Her hand on her hip, Anglore, with a branch of the flower of the Rhone in her hand, stands on the bank waiting and smiling. Since her infancy she has come to watch these boats arriving, the great flat boats that they call sisselands on the river. Well known to all the sailors, she would exchange greetings and friendly badinage with them as they passed. And the men would throw apples and pears into her apron as she held it out to catch them. She was a familiar figure along the water-side, and bore the nickname of Anglore, the lizard, because she was always basking in the sun on the banks. But she was not idle. Assiduously she sifted with her little sieve the grains of gold that the Ardèche brought down after the rains. Her father was a pilot at the Pont St.
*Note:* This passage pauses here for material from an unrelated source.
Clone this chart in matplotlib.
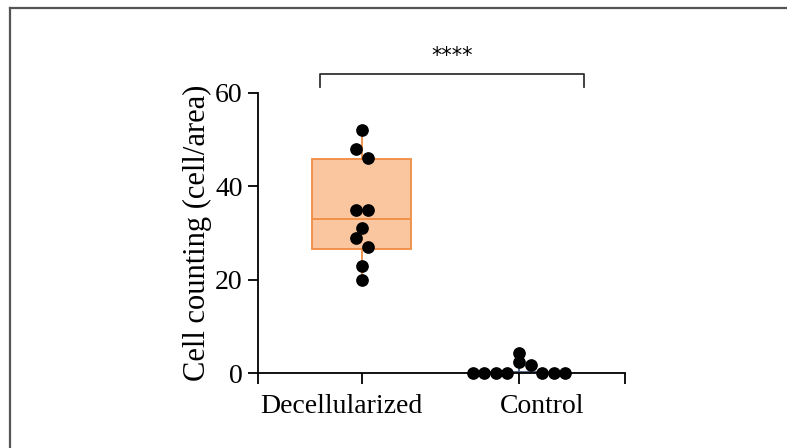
import numpy as np
import matplotlib.pyplot as plt
from matplotlib.lines import Line2D

plt.rcParams['font.family'] = ['Liberation Serif', 'DejaVu Serif']

groups = ['Decellularized', 'Control']
decell = [52, 48, 46, 35, 35, 31, 29, 27, 23, 20]
control = [0, 0, 0, 0, 4.3, 2.3, 1.7, 0, 0, 0]
box_stats = {'Decellularized': (20, 26.6, 33.1, 45.8, 52), 'Control': (0, 0, 0, 0.3, 4.3)}
box_face = {'Decellularized': '#f9c6a0', 'Control': 'none'}
box_edge = {'Decellularized': '#f08c44', 'Control': '#4a5f80'}
yticks = [0, 20, 40, 60]
signif = '****'

pos = [1, 2]
xlim = (0.338, 2.675)
label_x = [0.866, 2.146]
bracket = (0.732, 2.414)

fig = plt.figure(figsize=(7.87, 4.48), dpi=100)
ax = fig.add_axes([258 / 787, 75 / 448, 367 / 787, 280 / 448])
ax.set_xlim(*xlim)
ax.set_ylim(0, 60)

# figure frame (top and left only)
fig.add_artist(Line2D([10 / 787, 10 / 787], [0, 1 - 8 / 448], transform=fig.transFigure,
                      color='#555555', lw=1.6))
fig.add_artist(Line2D([10 / 787, 1], [1 - 8 / 448, 1 - 8 / 448], transform=fig.transFigure,
                      color='#555555', lw=1.6))

bw = 0.63
for p, g in zip(pos, groups):
    lo, q1, med, q3, hi = box_stats[g]
    bxp = [{'whislo': lo, 'q1': q1, 'med': med, 'q3': q3, 'whishi': hi, 'fliers': []}]
    ax.bxp(bxp, positions=[p], widths=bw, patch_artist=True, showcaps=False,
           boxprops=dict(facecolor=box_face[g], edgecolor=box_edge[g], lw=1.3),
           medianprops=dict(color=box_edge[g], lw=1.3),
           whiskerprops=dict(color=box_edge[g], lw=1.3), zorder=2)


def swarm(vals, d, scale):
    # prism-like scatter: group values into rows about one dot tall,
    # then spread each row out from the centre
    order = np.argsort(vals, kind='stable')
    rows = []
    for i in order:
        if rows and (vals[i] - vals[rows[-1][0]]) * scale < d:
            rows[-1].append(i)
        else:
            rows.append([i])
    offs = np.zeros(len(vals))
    for row in rows:
        row = sorted(row, key=lambda j: -vals[j])
        n = len(row)
        if n % 2:
            slots = [0]
            for k in range(1, n):
                slots += [k, -k]
        else:
            slots = []
            for k in range(n):
                slots += [-(k + 0.5), k + 0.5]
        for j, s in zip(row, slots):
            offs[j] = s * d
    return offs


px_per_x = 367 / (xlim[1] - xlim[0])
px_per_y = 280 / 60
dot = 11.6
for p, vals in zip(pos, [decell, control]):
    offs = swarm(np.array(vals, float), dot, px_per_y)
    ax.scatter(p + offs / px_per_x, vals, s=66, color='black', zorder=4, clip_on=False)

for s in ['top', 'right']:
    ax.spines[s].set_visible(False)
for s in ['left', 'bottom']:
    ax.spines[s].set_linewidth(1.3)
ax.set_xticks([xlim[0]] + pos + [xlim[1]])
ax.set_xticklabels([])
ax.tick_params(axis='x', length=8, width=1.3)
ax.set_yticks(yticks)
ax.tick_params(axis='y', length=7, width=1.3, labelsize=20, pad=4)
ax.set_ylabel('Cell counting (cell/area)', fontsize=22, labelpad=2.5)

for lx, g in zip(label_x, groups):
    ax.text(lx, -4.4, g, ha='center', va='top', fontsize=20)

ax.plot([bracket[0], bracket[0], bracket[1], bracket[1]], [61.3, 64.1, 64.1, 61.3],
        color='#333333', lw=1.3, clip_on=False)
ax.text((bracket[0] + bracket[1]) / 2, 67.9, signif, ha='center', va='center',
        fontsize=15, family='DejaVu Sans')

fig.savefig('out.png', dpi=100)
Esprit to guide the boats past the "spurs of the treacherous buttresses." And the sailors, having passed the Trois Donzelles and the Îles Margeries, would say joyously—
"Allons, ... nous allons bientôt voir
Au Malatra papilloner l'Anglore."
And there, sure enough, she was, with her red handkerchief on her head, busy at work. And they would cry, "Ohé, has she not made her fortune, l'Anglore?"
And Anglore replies, "Aïe! pauvrette, ils n'en jettent pas tant d'or dans l'Ardèche, ces gueux de Cévennols! Mais vous passez bien vite."
"Le Rhône est fier (high) there is no stopping, belle jeunesse! But when we go up stream on our return, and the horses pull at the ropes, then we will bring you some dates."
"Bon voyage aux marins," she cries farewell.
"Adieu, Mignonne!"
And one of the crew, Jean Roche, throws her several kisses as the barge moves away. He has a tender interest in the maiden, who however has no heart to give him, for she has been fascinated by a most singular lover, the Drac, or Spirit of the Rhone who lives under the green waters and entices unwary maidens down and down to his shimmering home beneath the flood.